Do you put the toppings before the cheese or the other way around or is there some sort of common sense order of ingredients that I haven't figured out yet? Just curious...

15 Comments:

It depends on what I'm topping my pizza with...If it's caramelized onions, those go on before the cheese because I don't want them to toast too much. If it's ham or raw onions, those go last because I like them toasty and browned.

I know people who do it both ways. Personally I prefer the cheese first and then the toppings. I usually put pepperoni or sausage on first and then the veggies so I can easily blot off any excess moisture from the veggies when the pie comes out of the oven. That would be for my husband--I'm not a meat eater. Canned mushrooms always get a squeeze to remove excess moisture. Fresh mushrooms go in the microwave for a 30-40 seconds and also get a quick squeeze. If I put fresh tomatoes on, I always sprinkle them with salt ahead of time and let them drain on a paper towel. Onions are always the last thing on my pizza along with a sprinkling of parm and oregano simply because I like them to caramelize a touch.

Toppings on top. That is the only way.

I always put the toppings on top of the cheese because I want them to cook a bit while they're in the oven. If I have toppings that I don't want to cook, like arugula, I add them after the pizza comes out of the oven

Montreal pizza usually has a layer of (too much) cheap pepperoni under the (excessive) cheese with the rest of the toppings on top. Although there's so much cheese that everything sort of melds together. One suburban place puts all the toppings under the cheese and when you eat it you realise that it's a really bad idea.

I usually end up with the 25:25:50 rule. 25% under the cheese, 25% in my mouth, 50% on top of the cheese.

LOL @ finewinedine. Winning ratio!

I tend to put toppings on top of the cheese.

thanks guys. i'm off to make pizza for the 2nd night in a row - yum!


i have been known to do both depending on what style I make.

I don't generally have cheese on my pizza, so that is a moot point for me. :) However, when I have goat's cheese on it, I just sprinkle it on, so that it sort of gets mixed into the rest of the toppings on top of the sauce.

Peperoni or Salami must be dry, and it has to be on top of the cheese.
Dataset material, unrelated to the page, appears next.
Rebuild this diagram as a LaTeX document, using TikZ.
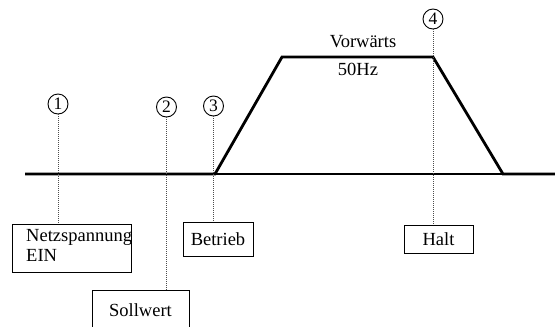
\documentclass[tikz,border=0pt]{standalone}
\usepackage{fontspec}
\setmainfont{Liberation Serif}
\begin{document}
\begin{tikzpicture}[x=1pt,y=-1pt,
  lbl/.style={font=\fontsize{18.5}{20}\selectfont, inner sep=0pt},
  box/.style={draw, line width=0.9pt, inner sep=0pt, font=\fontsize{18.5}{20}\selectfont},
  num/.style={draw, circle, line width=0.9pt, minimum size=20pt, inner sep=0pt, font=\fontsize{17.5}{17.5}\selectfont},
  guide/.style={line width=0.5pt, black!70, dash pattern=on 1pt off 1pt},
  signal/.style={line width=2.8pt, line join=miter},
  axis/.style={line width=1.8pt}]
\useasboundingbox (0,0) rectangle (555,327);

% time axis and speed profile
\coordinate (a0) at (25,174);
\coordinate (a1) at (555,174);
\coordinate (r0) at (215,174);
\coordinate (t0) at (282,57);
\coordinate (t1) at (433,57);
\coordinate (r1) at (503,174);
\draw[axis] (a0) -- (a1);
\draw[signal] (a0) -- (r0) -- (t0) -- (t1) -- (r1) -- (a1);

\node[lbl] (vor) at (363,42) {Vorwärts};
\node[lbl] (hz) at (358,69) {50Hz};

% event markers
\node[num] (c1) at (58,104) {1};
\node[num] (c2) at (166.5,107) {2};
\node[num] (c3) at (213.5,106) {3};
\node[num] (c4) at (433,19) {4};

% event boxes
\node[box, minimum width=119pt, minimum height=48pt, anchor=north west] (b1) at (12,224) {};
\node[lbl, anchor=north west, align=left] (b1t) at (26,229) {Netzspannung\\EIN};
\node[box, minimum width=97pt, minimum height=40pt, anchor=north] (b2) at (140.5,290) {Sollwert};
\node[box, minimum width=70pt, minimum height=34pt, anchor=north] (b3) at (218,222) {Betrieb};
\node[box, minimum width=69pt, minimum height=28pt, anchor=north] (b4) at (438.5,225) {Halt};

% guide lines from markers to boxes
\draw[guide] (c1.south) -- (c1.south |- b1.north);
\draw[guide] (c2.south) -- (c2.south |- b2.north);
\draw[guide] (c3.south) -- (c3.south |- b3.north);
\draw[guide] (c4.south) -- (c4.south |- b4.north);
\end{tikzpicture}
\end{document}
Other things can, and sometimes do go under, depending on the mood I'm in and the ingredient, but the meat MUST be on top

I am the exact opposite of thepirateking..I always put pepperoni or hard salami under the cheese, then the toppings, then the cheese. I guess the exception to this is something I want to stay crispy, like bacon. Yummm....pizza.

i did the meat & onion on top & spinach, garlic, mushrooms under. I did layer a tiny bit of mozza on the bottom first though.

it was perfect.

except that I burnt it a bit, but that's ok - nothing wrong with a little crunch ya know.

Good one, finewinendine. I think that's the best reason for making pizza at home.

Does anyone else pre-cook sausage and pepperoni before topping the pizza? I've been doing this ever since a friend in the 70s showed me how much grease there was on the paper towels that he used to blot a delivery pizza.

I do cheese for a couple of the grandkids, veggies (spinach, button mushrooms, broccoli, zucchini, peppers, onion--whatever I have on hand, all barely sauteed) for me and a couple daughters-in-law) and sausage/pepperoni/mushrooms for the guys. Veggies under the cheese, meat on top, sprinkled with some good parmesan or romano or asiago if I have it.

If I'm doing BBQ chicken, I spread Sweet Baby Ray's over the dough, layer on the onions and chicken first, top with a mozzarella/jack/cheddar mixture, then top with softened onion slices and bacon that's had most of the grease cooked out of it but is still slighly limp.

I have never seen the toppings under the cheese. That is just strange. Except for Chicago pizza but that isn't really pizza.

What the PirateKing said, word for word! There's nothing like the delicious taste of the meat such as sausage or pepperoni baked into the top of the cheese. The combined taste of both meat and cheese with the oil from the meat that seeps into the cheese, giving it a crunch and only improves the taste!